Write out the records below from the first line through the line containing "(sub) at (848.5,186)", leaving out any pictures.

§

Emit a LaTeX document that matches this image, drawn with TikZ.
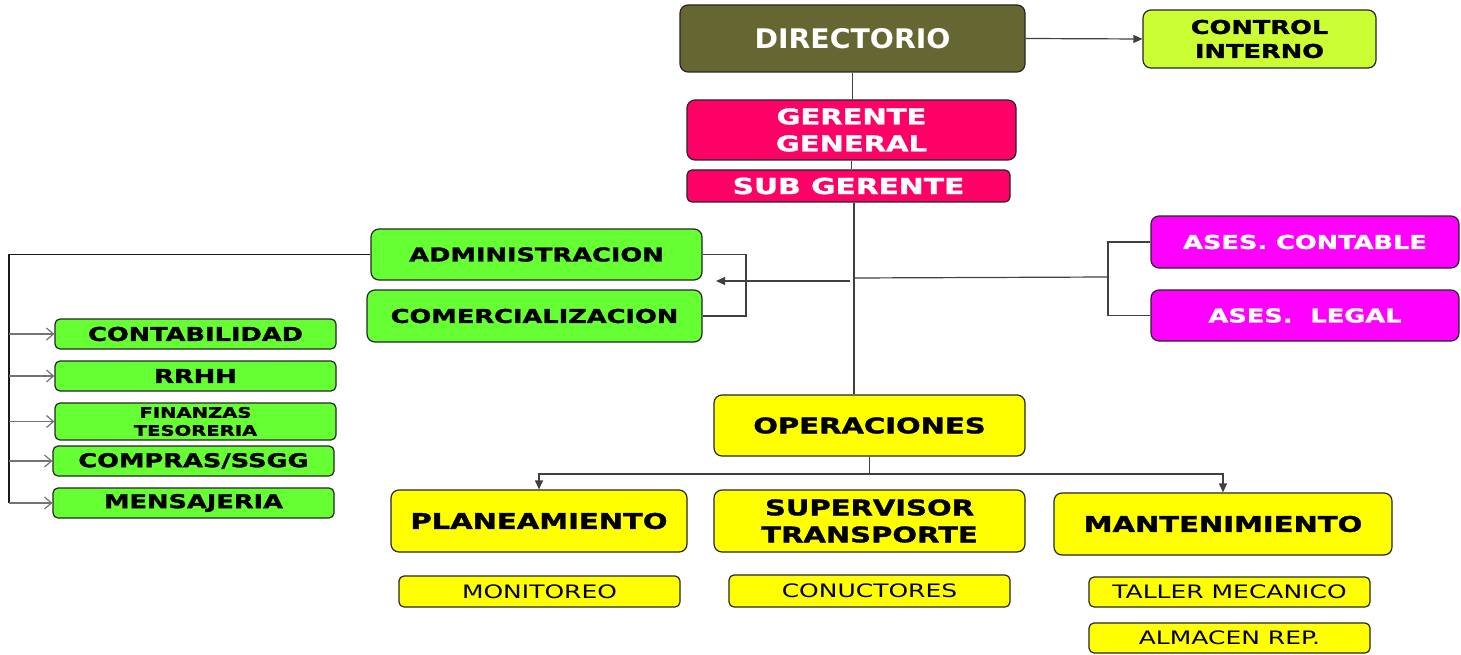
\documentclass[tikz,border=0pt]{standalone}
\usepackage{fontspec}
\setmainfont{DejaVu Sans}
\newfontfamily\vf[FakeStretch=1.35, BoldFeatures={FakeBold=1.6}]{DejaVu Sans}
\newfontfamily\df[FakeStretch=1.05]{DejaVu Sans}
\usetikzlibrary{arrows.meta}
\definecolor{olive}{HTML}{666633}
\definecolor{lime}{HTML}{CCFF33}
\definecolor{rosa}{HTML}{FF0066}
\definecolor{verde}{HTML}{66FF33}
\definecolor{magen}{HTML}{FF00FF}
\definecolor{amar}{HTML}{FFFF00}
\begin{document}
\begin{tikzpicture}[x=1pt,y=-1pt,
  box/.style={draw=black!85, line width=1.2pt, rounded corners=8pt, inner sep=0pt, align=center},
  sbox/.style={box, rounded corners=5pt},
  conn/.style={draw=black!75, line width=1.2pt},
  tip/.style={conn, -{Triangle[length=9pt,width=8pt]}},
  open/.style={draw=black!55, line width=1.2pt, -{Straight Barb[length=7pt,width=12pt]}},
  hd/.style={font=\vf\bfseries\fontsize{21.5}{27}\selectfont},
  gr/.style={font=\vf\bfseries\fontsize{19}{24}\selectfont},
  rg/.style={font=\vf\fontsize{18.5}{22}\selectfont}]
\useasboundingbox (0,0) rectangle (1461,655);
\fill[white] (0,0) rectangle (1461,655);

\node[box, fill=olive, text=white, minimum width=345pt, minimum height=67pt,
  font=\df\bfseries\fontsize{27}{30}\selectfont] (dir) at (852.5,38.5) {DIRECTORIO};
\node[box, fill=lime, minimum width=233pt, minimum height=58pt, gr] (ctrl) at (1259.5,39) {CONTROL\\INTERNO};
\node[box, fill=rosa, text=white, minimum width=329pt, minimum height=60pt,
  font=\vf\bfseries\fontsize{21.5}{27}\selectfont] (gg) at (851.5,130) {GERENTE\\GENERAL};
\node[sbox, fill=rosa, text=white, minimum width=323pt, minimum height=32pt,
  font=\vf\bfseries\fontsize{22}{26}\selectfont] (sub) at (848.5,186) {SUB GERENTE};

\node[box, fill=verde, minimum width=331pt, minimum height=51pt, gr] (adm) at (536.5,254.5) {ADMINISTRACION};
\node[box, fill=verde, minimum width=335pt, minimum height=52pt, gr] (com) at (534.5,316) {COMERCIALIZACION};

\node[box, fill=magen, text=white, minimum width=308pt, minimum height=52pt, gr] (asc) at (1305,242) {ASES. CONTABLE};
\node[box, fill=magen, text=white, minimum width=308pt, minimum height=51pt, gr] (asl) at (1305,315.5) {ASES.~~LEGAL};

\node[sbox, fill=verde, minimum width=281pt, minimum height=30pt, gr] (cont) at (195.5,334) {CONTABILIDAD};
\node[sbox, fill=verde, minimum width=281pt, minimum height=30pt, gr] (rrhh) at (195.5,376) {RRHH};
\node[sbox, fill=verde, minimum width=281pt, minimum height=37pt,
  font=\vf\bfseries\fontsize{14.5}{18}\selectfont] (fin) at (195.5,421.5) {FINANZAS\\TESORERIA};
\node[sbox, fill=verde, minimum width=281pt, minimum height=30pt, gr] (comp) at (193.5,461) {COMPRAS/SSGG};
\node[sbox, fill=verde, minimum width=281pt, minimum height=30pt, gr] (men) at (193.5,503) {MENSAJERIA};

\node[box, fill=amar, minimum width=311pt, minimum height=61pt, hd] (ops) at (869.5,425.5) {OPERACIONES};
\node[box, fill=amar, minimum width=296pt, minimum height=62pt, hd] (plan) at (539,521) {PLANEAMIENTO};
\node[box, fill=amar, minimum width=311pt, minimum height=62pt, hd] (sup) at (869.5,521) {SUPERVISOR\\TRANSPORTE};
\node[box, fill=amar, minimum width=338pt, minimum height=62pt, hd] (mant) at (1223,524) {MANTENIMIENTO};

\node[sbox, fill=amar, minimum width=281pt, minimum height=31pt, rg] (mon) at (539.5,591.5) {MONITOREO};
\node[sbox, fill=amar, minimum width=281pt, minimum height=32pt, rg] (cond) at (869.5,591) {CONUCTORES};
\node[sbox, fill=amar, minimum width=281pt, minimum height=30pt, rg] (tall) at (1229.5,592) {TALLER MECANICO};
\node[sbox, fill=amar, minimum width=281pt, minimum height=30pt, rg] (alm) at (1229.5,638) {ALMACEN REP.};

% coordinates
\coordinate (tx) at (854,0);
\coordinate (bl) at (746,0);
\coordinate (br) at (1108,0);
\coordinate (bus) at (9,0);
\coordinate (ah) at (850,281);
\coordinate (at) at (716,281);
\coordinate (rh) at (854,278);
\coordinate (rm) at (1108,277);
\coordinate (yb) at (0,474);

% connectors
\draw[tip] (dir.east) -- (ctrl.west);
\draw[conn] (dir.south) -- (dir.south |- gg.north);
\draw[conn] (gg.south) -- (gg.south |- sub.north);
\draw[conn] (sub.south -| tx) -- (ops.north -| tx);
\draw[tip] (ah) -- (at);
\draw[conn] (adm.east) -- (adm.east -| bl) -- (com.east -| bl) -- (com.east);
\draw[conn] (rh) -- (rm);
\draw[conn] (asc.west) -- (asc.west -| br) -- (asl.west -| br) -- (asl.west);
\draw[conn, draw=black!90, line width=1.8pt] (adm.west) -- (adm.west -| bus) -- (men.west -| bus);
\foreach \n in {cont,rrhh,fin,comp,men}
  \draw[open] (\n.west -| bus) -- (\n.west);
\draw[conn] (ops.south) -- (ops.south |- yb);
\draw[tip] (ops.south |- yb) -| (plan.north);
\draw[tip] (ops.south |- yb) -| (mant.north);
\end{tikzpicture}
\end{document}
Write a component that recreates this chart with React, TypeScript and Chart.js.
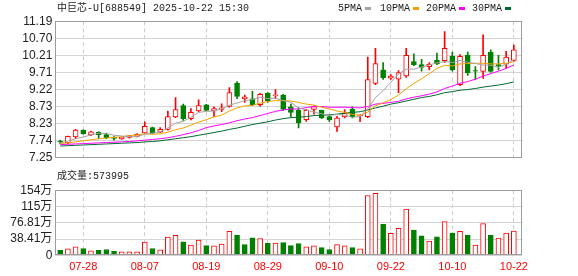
import React, { useEffect, useRef } from 'react';
import { Chart, registerables } from 'chart.js';

Chart.register(...registerables);

const TITLE = '中巨芯-U[688549] 2025-10-22 15:30';
const VOLUME_TITLE = '成交量';
const MA_LABELS = ['5PMA', '10PMA', '20PMA', '30PMA'];

const DATES = [
  '07-23', '07-24', '07-25', '07-28', '07-29', '07-30', '07-31', '08-01', '08-04', '08-05',
  '08-06', '08-07', '08-08', '08-11', '08-12', '08-13', '08-14', '08-15', '08-18', '08-19',
  '08-20', '08-21', '08-22', '08-25', '08-26', '08-27', '08-28', '08-29', '09-01', '09-02',
  '09-03', '09-04', '09-05', '09-08', '09-09', '09-10', '09-11', '09-12', '09-15', '09-16',
  '09-17', '09-18', '09-19', '09-22', '09-23', '09-24', '09-25', '09-26', '09-29', '09-30',
  '10-09', '10-10', '10-13', '10-14', '10-15', '10-16', '10-17', '10-20', '10-21', '10-22',
];
const X_TICK_DATES = ['07-28', '08-07', '08-19', '08-29', '09-10', '09-22', '10-10', '10-22'];

const OPEN = [
  7.73, 7.68, 7.85, 8.05, 7.91, 7.99, 7.92, 7.85, 7.80, 7.84,
  7.87, 7.97, 8.12, 7.99, 8.07, 8.43, 8.76, 8.38, 8.60, 8.78,
  8.60, 8.65, 8.73, 9.40, 8.95, 8.95, 8.78, 9.11, 9.04, 9.06,
  8.72, 8.62, 8.35, 8.65, 8.62, 8.44, 8.14, 8.43, 8.65, 8.46,
  8.44, 9.40, 9.79, 9.55, 9.52, 9.61, 10.03, 9.94, 9.88, 10.06,
  10.05, 10.18, 9.36, 10.21, 9.77, 9.74, 10.30, 9.94, 9.95, 10.06,
];
const HIGH = [
  7.76, 7.88, 8.07, 8.06, 8.02, 8.00, 7.96, 7.86, 7.86, 7.90,
  7.95, 8.29, 8.14, 8.12, 8.60, 8.99, 8.80, 8.67, 8.92, 8.79,
  8.72, 8.81, 9.28, 9.45, 9.06, 9.17, 9.11, 9.13, 9.22, 9.08,
  8.80, 8.70, 8.65, 8.75, 8.63, 8.47, 8.45, 8.64, 8.72, 8.49,
  10.16, 10.41, 10.00, 9.65, 9.77, 10.41, 10.25, 10.09, 10.00, 10.27,
  10.89, 10.30, 10.23, 10.30, 9.88, 10.80, 10.37, 10.21, 10.32, 10.50,
];
const LOW = [
  7.66, 7.66, 7.80, 7.93, 7.89, 7.80, 7.80, 7.76, 7.78, 7.82,
  7.85, 7.96, 7.95, 7.98, 8.05, 8.41, 8.33, 8.34, 8.58, 8.61,
  8.44, 8.58, 8.71, 8.96, 8.85, 8.76, 8.74, 8.85, 8.96, 8.62,
  8.44, 8.11, 8.30, 8.51, 8.38, 8.30, 8.01, 8.40, 8.40, 8.29,
  8.41, 9.36, 9.51, 9.51, 9.13, 9.57, 9.91, 9.75, 9.79, 9.94,
  10.00, 9.75, 9.33, 9.63, 9.51, 9.54, 9.72, 9.79, 9.84, 10.03,
];
const CLOSE = [
  7.71, 7.87, 8.05, 7.94, 8.00, 7.92, 7.83, 7.81, 7.85, 7.89,
  7.93, 8.16, 7.96, 8.07, 8.44, 8.64, 8.38, 8.56, 8.76, 8.62,
  8.67, 8.69, 9.13, 9.02, 9.01, 8.78, 9.08, 8.90, 9.07, 8.65,
  8.56, 8.26, 8.62, 8.73, 8.40, 8.34, 8.40, 8.53, 8.44, 8.48,
  9.51, 9.97, 9.56, 9.61, 9.71, 10.21, 9.94, 9.86, 9.95, 9.97,
  10.41, 9.79, 10.18, 9.70, 9.75, 10.21, 9.74, 9.90, 10.16, 10.37,
];

const MA5 = [
  7.68, 7.73, 7.80, 7.85, 7.91, 7.96, 7.95, 7.90, 7.88, 7.86,
  7.86, 7.93, 7.96, 8.00, 8.11, 8.25, 8.30, 8.42, 8.56, 8.59,
  8.60, 8.66, 8.77, 8.83, 8.90, 8.93, 9.00, 8.96, 8.97, 8.90,
  8.85, 8.69, 8.63, 8.57, 8.52, 8.47, 8.50, 8.48, 8.42, 8.44,
  8.67, 8.99, 9.19, 9.43, 9.67, 9.81, 9.81, 9.87, 9.93, 9.99,
  10.03, 10.00, 10.06, 10.01, 9.97, 9.93, 9.92, 9.86, 9.95, 10.08,
];
const MA10 = [
  7.66, 7.68, 7.71, 7.74, 7.77, 7.80, 7.82, 7.84, 7.86, 7.89,
  7.91, 7.94, 7.93, 7.94, 7.99, 8.06, 8.11, 8.19, 8.28, 8.35,
  8.43, 8.48, 8.60, 8.69, 8.75, 8.76, 8.83, 8.87, 8.90, 8.90,
  8.89, 8.85, 8.80, 8.77, 8.71, 8.66, 8.60, 8.56, 8.50, 8.48,
  8.57, 8.75, 8.84, 8.93, 9.06, 9.24, 9.40, 9.53, 9.68, 9.83,
  9.92, 9.90, 9.96, 9.97, 9.98, 9.98, 9.96, 9.96, 9.98, 10.02,
];
const MA20 = [
  7.63, 7.64, 7.65, 7.66, 7.67, 7.68, 7.69, 7.70, 7.71, 7.72,
  7.74, 7.76, 7.78, 7.80, 7.83, 7.87, 7.92, 7.97, 8.04, 8.12,
  8.17, 8.21, 8.26, 8.32, 8.37, 8.41, 8.47, 8.53, 8.59, 8.63,
  8.66, 8.66, 8.70, 8.73, 8.73, 8.71, 8.71, 8.71, 8.70, 8.69,
  8.73, 8.80, 8.82, 8.85, 8.88, 8.95, 9.00, 9.04, 9.09, 9.15,
  9.25, 9.32, 9.40, 9.45, 9.52, 9.61, 9.68, 9.75, 9.83, 9.93,
];
const MA30 = [
  7.59, 7.60, 7.61, 7.62, 7.63, 7.64, 7.65, 7.66, 7.67, 7.68,
  7.69, 7.71, 7.72, 7.74, 7.77, 7.80, 7.83, 7.86, 7.90, 7.94,
  7.98, 8.02, 8.07, 8.11, 8.16, 8.21, 8.25, 8.29, 8.34, 8.38,
  8.41, 8.42, 8.44, 8.47, 8.48, 8.49, 8.51, 8.54, 8.56, 8.58,
  8.63, 8.69, 8.74, 8.80, 8.84, 8.89, 8.94, 8.99, 9.02, 9.07,
  9.13, 9.16, 9.20, 9.22, 9.25, 9.29, 9.32, 9.35, 9.39, 9.44,
];

const VOLUME = [
  115000, 153000, 199000, 160000, 107000, 115000, 137000, 92000, 84000, 84000,
  84000, 313000, 160000, 130000, 428000, 473000, 320000, 244000, 359000, 229000,
  221000, 267000, 565000, 480000, 252000, 412000, 397000, 282000, 290000, 298000,
  229000, 275000, 198000, 221000, 183000, 137000, 252000, 221000, 183000, 153000,
  1410000, 1460000, 733000, 519000, 634000, 1090000, 595000, 458000, 336000, 435000,
  794000, 527000, 565000, 480000, 244000, 748000, 480000, 405000, 527000, 573995,
];
// 1 = up day (red, hollow), 0 = down day (green)
const VOL_UP = [
  0, 1, 1, 0, 1, 0, 0, 0, 1, 1,
  1, 1, 0, 1, 1, 1, 0, 1, 1, 0,
  1, 1, 1, 0, 0, 0, 1, 0, 1, 0,
  0, 0, 1, 1, 0, 0, 1, 1, 0, 1,
  1, 1, 0, 1, 1, 1, 0, 0, 1, 0,
  1, 0, 1, 0, 1, 1, 0, 1, 1, 1,
];

const PRICE_TICKS = [7.25, 7.74, 8.23, 8.73, 9.22, 9.71, 10.21, 10.7, 11.19];
const PRICE_TICK_LABELS = ['7.25', '7.74', '8.23', '8.73', '9.22', '9.71', '10.21', '10.70', '11.19'];
const VOL_TICKS = [0, 384070, 768140, 1152210, 1536280];
const VOL_TICK_LABELS = ['0', '38.41万', '76.81万', '115万', '154万'];

const RED = '#ff0000';
const GREEN = '#008000';
const MA_COLORS = ['#a3a3a3', '#f4a100', '#ff00ff', '#006b2e'];
const AXIS_FONT = '"Liberation Sans", Arial, "Noto Sans CJK SC", sans-serif';
const MONO_FONT = '"Liberation Mono", "Noto Sans CJK SC", monospace';

const W = 578;
const PLOT_LEFT = 55.3;
const PLOT_RIGHT = 522.3;
const X_MIN = -0.64;
const X_MAX = 60.1;

const framePlugin = {
  id: 'frame',
  afterDatasetsDraw(chart: any) {
    const { ctx, chartArea: a } = chart;
    const x0 = Math.round(a.left) + 0.5;
    const x1 = Math.round(a.right) - 0.5;
    const y0 = Math.round(a.top) + 0.5;
    const y1 = Math.round(a.bottom) - 0.5;
    ctx.save();
    ctx.strokeStyle = '#9c9c9c';
    ctx.lineWidth = 1;
    ctx.strokeRect(x0, y0, x1 - x0, y1 - y0);
    ctx.restore();
  },
};

function xScale(showLabels: boolean, height: number) {
  const tickValues = X_TICK_DATES.map((d) => DATES.indexOf(d));
  return {
    type: 'linear',
    min: X_MIN,
    max: X_MAX,
    offset: false,
    afterBuildTicks: (s: any) => {
      s.ticks = tickValues.map((v) => ({ value: v }));
    },
    afterFit: (s: any) => {
      s.height = height;
    },
    grid: { display: true, drawTicks: false, color: '#cccccc', lineWidth: 1, offset: false },
    border: { display: false, dash: [4, 3] },
    ticks: {
      display: showLabels,
      autoSkip: false,
      maxRotation: 0,
      minRotation: 0,
      padding: 5,
      color: RED,
      font: { family: AXIS_FONT, size: 11 },
      callback: (v: any) => DATES[v] ?? '',
    },
  };
}

function yScale(ticks: number[], labels: string[]) {
  return {
    type: 'linear',
    min: ticks[0],
    max: ticks[ticks.length - 1],
    afterBuildTicks: (s: any) => {
      s.ticks = ticks.map((v) => ({ value: v }));
    },
    afterFit: (s: any) => {
      s.width = PLOT_LEFT;
    },
    grid: { drawTicks: false, color: '#d4d4d4', lineWidth: 1 },
    border: { display: false },
    ticks: {
      autoSkip: false,
      padding: 3,
      color: '#222',
      font: { family: AXIS_FONT, size: 12 },
      callback: (_v: any, i: number) => labels[i],
    },
  };
}

export default function App() {
  const priceRef = useRef<HTMLCanvasElement>(null);
  const volRef = useRef<HTMLCanvasElement>(null);

  useEffect(() => {
    const idx = DATES.map((_, i) => i);
    const up = idx.map((i) => CLOSE[i] >= OPEN[i]);
    const maSeries = [MA5, MA10, MA20, MA30];

    const priceChart = new Chart(priceRef.current as HTMLCanvasElement, {
      type: 'bar',
      data: {
        datasets: [
          ...maSeries.map((s, k) => ({
            type: 'line' as const,
            label: MA_LABELS[k],
            data: s.map((v, i) => ({ x: i, y: v })),
            borderColor: MA_COLORS[k],
            borderWidth: 1,
            pointRadius: 0,
            tension: 0,
            order: 0,
          })),
          {
            type: 'bar' as const,
            label: 'body',
            data: idx.map((i) => ({ x: i, y: [Math.min(OPEN[i], CLOSE[i]), Math.max(OPEN[i], CLOSE[i])] })),
            backgroundColor: idx.map((i) => (up[i] ? '#ffffff' : GREEN)),
            borderColor: idx.map((i) => (up[i] ? RED : GREEN)),
            borderWidth: 1,
            borderSkipped: false,
            barThickness: 5,
            grouped: false,
            order: 1,
          },
          {
            type: 'bar' as const,
            label: 'wick',
            data: idx.map((i) => ({ x: i, y: [LOW[i], HIGH[i]] })),
            backgroundColor: idx.map((i) => (up[i] ? RED : GREEN)),
            borderWidth: 0,
            barThickness: 1,
            grouped: false,
            order: 2,
          },
        ] as any,
      },
      options: {
        animation: false,
        responsive: false,
        devicePixelRatio: 1,
        events: [],
        layout: { padding: { left: 0, right: W - PLOT_RIGHT, top: 21.3, bottom: 3 } },
        plugins: { legend: { display: false }, tooltip: { enabled: false } },
        scales: {
          x: xScale(false, 0) as any,
          y: yScale(PRICE_TICKS, PRICE_TICK_LABELS) as any,
        },
      },
      plugins: [framePlugin],
    });

    const volChart = new Chart(volRef.current as HTMLCanvasElement, {
      type: 'bar',
      data: {
        datasets: [
          {
            label: VOLUME_TITLE,
            data: idx.map((i) => ({ x: i, y: VOLUME[i] })),
            backgroundColor: idx.map((i) => (VOL_UP[i] ? '#ffffff' : GREEN)),
            borderColor: idx.map((i) => (VOL_UP[i] ? RED : GREEN)),
            borderWidth: 1,
            borderSkipped: false,
            barThickness: 5,
            grouped: false,
          },
        ] as any,
      },
      options: {
        animation: false,
        responsive: false,
        devicePixelRatio: 1,
        events: [],
        layout: { padding: { left: 0, right: W - PLOT_RIGHT, top: 6, bottom: 0 } },
        plugins: { legend: { display: false }, tooltip: { enabled: false } },
        scales: {
          x: xScale(true, 20.7) as any,
          y: yScale(VOL_TICKS, VOL_TICK_LABELS) as any,
        },
      },
      plugins: [framePlugin],
    });

    return () => {
      priceChart.destroy();
      volChart.destroy();
    };
  }, []);

  const legendLefts = [338, 380, 426, 472];

  return (
    <div style={{ position: 'absolute', left: 0, top: 0, width: W, height: 276, background: '#fff', overflow: 'hidden' }}>
      <canvas ref={priceRef} width={W} height={168} style={{ position: 'absolute', left: 0, top: 0 }} />
      <canvas ref={volRef} width={W} height={96} style={{ position: 'absolute', left: 0, top: 180 }} />
      <div
        style={{
          position: 'absolute', left: 57, top: 2.5, fontFamily: MONO_FONT, fontSize: 10,
          lineHeight: '12px', color: '#222', whiteSpace: 'nowrap',
        }}
      >
        {TITLE}
      </div>
      {MA_LABELS.map((label, k) => (
        <div
          key={label}
          style={{
            position: 'absolute', left: legendLefts[k], top: 2.5, fontFamily: MONO_FONT, fontSize: 10,
            lineHeight: '12px', color: '#222', whiteSpace: 'nowrap', display: 'flex', alignItems: 'center',
          }}
        >
          <span>{label}</span>
          <span style={{ display: 'inline-block', width: 6, height: 3, marginLeft: 3, background: MA_COLORS[k] }} />
        </div>
      ))}
      <div
        style={{
          position: 'absolute', left: 57, top: 170.5, fontFamily: MONO_FONT, fontSize: 10,
          lineHeight: '12px', color: '#222', whiteSpace: 'nowrap',
        }}
      >
        {`${VOLUME_TITLE}:${VOLUME[VOLUME.length - 1]}`}
      </div>
    </div>
  );
}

§

▶ [Reply to the exercise]
Emit a LaTeX document that matches this image, drawn with TikZ.
\documentclass[tikz,border=0pt]{standalone}
\usepackage{fontspec}
\setmainfont{DejaVu Sans}
\newfontfamily\vf[FakeStretch=1.35, BoldFeatures={FakeBold=1.6}]{DejaVu Sans}
\newfontfamily\df[FakeStretch=1.05]{DejaVu Sans}
\usetikzlibrary{arrows.meta}
\definecolor{olive}{HTML}{666633}
\definecolor{lime}{HTML}{CCFF33}
\definecolor{rosa}{HTML}{FF0066}
\definecolor{verde}{HTML}{66FF33}
\definecolor{magen}{HTML}{FF00FF}
\definecolor{amar}{HTML}{FFFF00}
\begin{document}
\begin{tikzpicture}[x=1pt,y=-1pt,
  box/.style={draw=black!85, line width=1.2pt, rounded corners=8pt, inner sep=0pt, align=center},
  sbox/.style={box, rounded corners=5pt},
  conn/.style={draw=black!75, line width=1.2pt},
  tip/.style={conn, -{Triangle[length=9pt,width=8pt]}},
  open/.style={draw=black!55, line width=1.2pt, -{Straight Barb[length=7pt,width=12pt]}},
  hd/.style={font=\vf\bfseries\fontsize{21.5}{27}\selectfont},
  gr/.style={font=\vf\bfseries\fontsize{19}{24}\selectfont},
  rg/.style={font=\vf\fontsize{18.5}{22}\selectfont}]
\useasboundingbox (0,0) rectangle (1461,655);
\fill[white] (0,0) rectangle (1461,655);

\node[box, fill=olive, text=white, minimum width=345pt, minimum height=67pt,
  font=\df\bfseries\fontsize{27}{30}\selectfont] (dir) at (852.5,38.5) {DIRECTORIO};
\node[box, fill=lime, minimum width=233pt, minimum height=58pt, gr] (ctrl) at (1259.5,39) {CONTROL\\INTERNO};
\node[box, fill=rosa, text=white, minimum width=329pt, minimum height=60pt,
  font=\vf\bfseries\fontsize{21.5}{27}\selectfont] (gg) at (851.5,130) {GERENTE\\GENERAL};
\node[sbox, fill=rosa, text=white, minimum width=323pt, minimum height=32pt,
  font=\vf\bfseries\fontsize{22}{26}\selectfont] (sub) at (848.5,186) {SUB GERENTE};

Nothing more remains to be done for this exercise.